THE EXERCISE: Quote all of the data that follows exactly as written, skipping the images.

COLLECTED DATA:
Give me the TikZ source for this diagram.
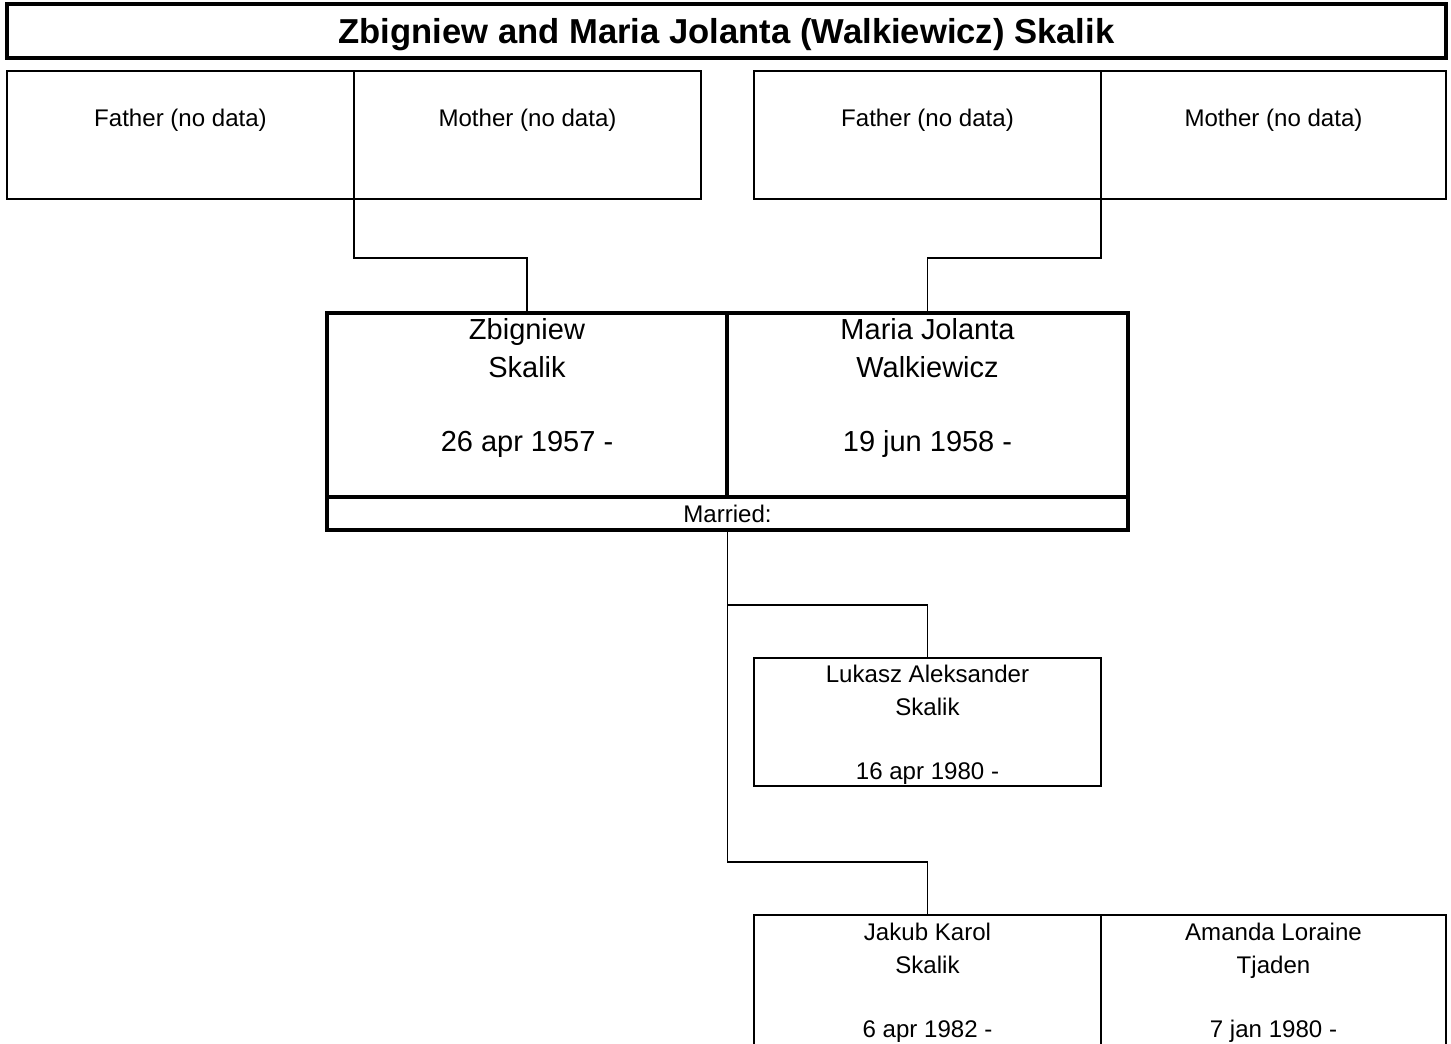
\documentclass[tikz,border=0pt]{standalone}
\usepackage{fontspec}
\setmainfont{Liberation Sans}
\usepackage{tikz}
\usetikzlibrary{positioning}
\newcommand{\pxu}{0.02cm}
\newcommand{\smallfont}{\fontsize{13.7}{18.4}\selectfont}
\newcommand{\bigfont}{\fontsize{16.5}{21.2}\selectfont}
\newcommand{\titlefont}{\fontsize{19.7}{24}\selectfont\bfseries}

\begin{document}
\begin{tikzpicture}[
    x=\pxu, y=-\pxu,
    slot/.style={draw, line width=0.8pt, inner sep=0pt, outer sep=0pt,
                 minimum width=347*\pxu, minimum height=128*\pxu},
    couple/.style={draw, line width=1.8pt, inner sep=0pt, outer sep=0pt,
                   minimum height=184*\pxu},
    link/.style={line width=0.8pt},
    txt/.style={font=\smallfont, align=center, inner sep=0pt},
    bigtxt/.style={font=\bigfont, align=center, inner sep=0pt},
  ]
    \useasboundingbox (0,0) rectangle (1451,1044);

    \node[draw, line width=1.8pt, inner sep=0pt, text depth=0pt,
          minimum width=1439*\pxu, minimum height=54*\pxu,
          font=\titlefont] (title) at (726.5,31)
      {Zbigniew and Maria Jolanta (Walkiewicz) Skalik};

    % grandparents
    \node[slot] (fa1) at (180.5,135) {};
    \node[slot] (mo1) at (527.5,135) {};
    \node[slot] (fa2) at (927.5,135) {};
    \node[slot, minimum width=345*\pxu] (mo2) at (1273.5,135) {};
    \node[txt] (fa1t) at (180.5,120.5) {Father (no data)};
    \node[txt] (mo1t) at (527.5,120.5) {Mother (no data)};
    \node[txt] (fa2t) at (927.5,120.5) {Father (no data)};
    \node[txt] (mo2t) at (1273.5,120.5) {Mother (no data)};

    % couple
    \node[couple, minimum width=400*\pxu] (husb) at (527,405) {};
    \node[couple, minimum width=401*\pxu] (wife) at (927.5,405) {};
    \node[couple, minimum width=801*\pxu, minimum height=33*\pxu,
          font=\smallfont] (marr) at (727.5,513.5) {Married:};
    \node[bigtxt, anchor=north] (husbt) at (527,318.5)
      {Zbigniew\\Skalik\\ \\26 apr 1957 -};
    \node[bigtxt, anchor=north] (wifet) at (927.5,318.5)
      {Maria Jolanta\\Walkiewicz\\ \\19 jun 1958 -};

    % children
    \node[slot] (son1) at (927.5,722) {};
    \node[slot, minimum height=132*\pxu] (son2) at (927.5,981) {};
    \node[slot, minimum height=132*\pxu, minimum width=345*\pxu] (spouse2)
      at (1273.5,981) {};
    \node[txt, anchor=north] (son1t) at (927.5,665)
      {Lukasz Aleksander\\Skalik\\ \\16 apr 1980 -};
    \node[txt, anchor=north] (son2t) at (927.5,923)
      {Jakub Karol\\Skalik\\ \\6 apr 1982 -};
    \node[txt, anchor=north] (spouse2t) at (1273.5,923)
      {Amanda Loraine\\Tjaden\\ \\7 jan 1980 -};

    \coordinate (fork1) at (727.5,605);
    \coordinate (fork2) at (727.5,862);

    \draw[link] (fa1.north east) -- ++(0,187) -| (husb.north);
    \draw[link] (mo2.north west) -- ++(0,187) -| (wife.north);
    \draw[link] (marr.south) -- (fork2) -| (son2.north);
    \draw[link] (fork1) -| (son1.north);
  \end{tikzpicture}
\end{document}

OUTPUT OF THE EXERCISE:
Give me the TikZ source for this diagram.
\documentclass[tikz,border=0pt]{standalone}
\usepackage{fontspec}
\setmainfont{Liberation Sans}
\usepackage{tikz}
\usetikzlibrary{positioning}
\newcommand{\pxu}{0.02cm}
\newcommand{\smallfont}{\fontsize{13.7}{18.4}\selectfont}
\newcommand{\bigfont}{\fontsize{16.5}{21.2}\selectfont}
\newcommand{\titlefont}{\fontsize{19.7}{24}\selectfont\bfseries}

\begin{document}
\begin{tikzpicture}[
    x=\pxu, y=-\pxu,
    slot/.style={draw, line width=0.8pt, inner sep=0pt, outer sep=0pt,
                 minimum width=347*\pxu, minimum height=128*\pxu},
    couple/.style={draw, line width=1.8pt, inner sep=0pt, outer sep=0pt,
                   minimum height=184*\pxu},
    link/.style={line width=0.8pt},
    txt/.style={font=\smallfont, align=center, inner sep=0pt},
    bigtxt/.style={font=\bigfont, align=center, inner sep=0pt},
  ]
    \useasboundingbox (0,0) rectangle (1451,1044);

    \node[draw, line width=1.8pt, inner sep=0pt, text depth=0pt,
          minimum width=1439*\pxu, minimum height=54*\pxu,
          font=\titlefont] (title) at (726.5,31)
      {Zbigniew and Maria Jolanta (Walkiewicz) Skalik};

    % grandparents
    \node[slot] (fa1) at (180.5,135) {};
    \node[slot] (mo1) at (527.5,135) {};
    \node[slot] (fa2) at (927.5,135) {};
    \node[slot, minimum width=345*\pxu] (mo2) at (1273.5,135) {};
    \node[txt] (fa1t) at (180.5,120.5) {Father (no data)};
    \node[txt] (mo1t) at (527.5,120.5) {Mother (no data)};
    \node[txt] (fa2t) at (927.5,120.5) {Father (no data)};
    \node[txt] (mo2t) at (1273.5,120.5) {Mother (no data)};

    % couple
    \node[couple, minimum width=400*\pxu] (husb) at (527,405) {};
    \node[couple, minimum width=401*\pxu] (wife) at (927.5,405) {};
    \node[couple, minimum width=801*\pxu, minimum height=33*\pxu,
          font=\smallfont] (marr) at (727.5,513.5) {Married:};
    \node[bigtxt, anchor=north] (husbt) at (527,318.5)
      {Zbigniew\\Skalik\\ \\26 apr 1957 -};
    \node[bigtxt, anchor=north] (wifet) at (927.5,318.5)
      {Maria Jolanta\\Walkiewicz\\ \\19 jun 1958 -};

    % children
    \node[slot] (son1) at (927.5,722) {};
    \node[slot, minimum height=132*\pxu] (son2) at (927.5,981) {};
    \node[slot, minimum height=132*\pxu, minimum width=345*\pxu] (spouse2)
      at (1273.5,981) {};
    \node[txt, anchor=north] (son1t) at (927.5,665)
      {Lukasz Aleksander\\Skalik\\ \\16 apr 1980 -};
    \node[txt, anchor=north] (son2t) at (927.5,923)
      {Jakub Karol\\Skalik\\ \\6 apr 1982 -};
    \node[txt, anchor=north] (spouse2t) at (1273.5,923)
      {Amanda Loraine\\Tjaden\\ \\7 jan 1980 -};

    \coordinate (fork1) at (727.5,605);
    \coordinate (fork2) at (727.5,862);

    \draw[link] (fa1.north east) -- ++(0,187) -| (husb.north);
    \draw[link] (mo2.north west) -- ++(0,187) -| (wife.north);
    \draw[link] (marr.south) -- (fork2) -| (son2.north);
    \draw[link] (fork1) -| (son1.north);
  \end{tikzpicture}
\end{document}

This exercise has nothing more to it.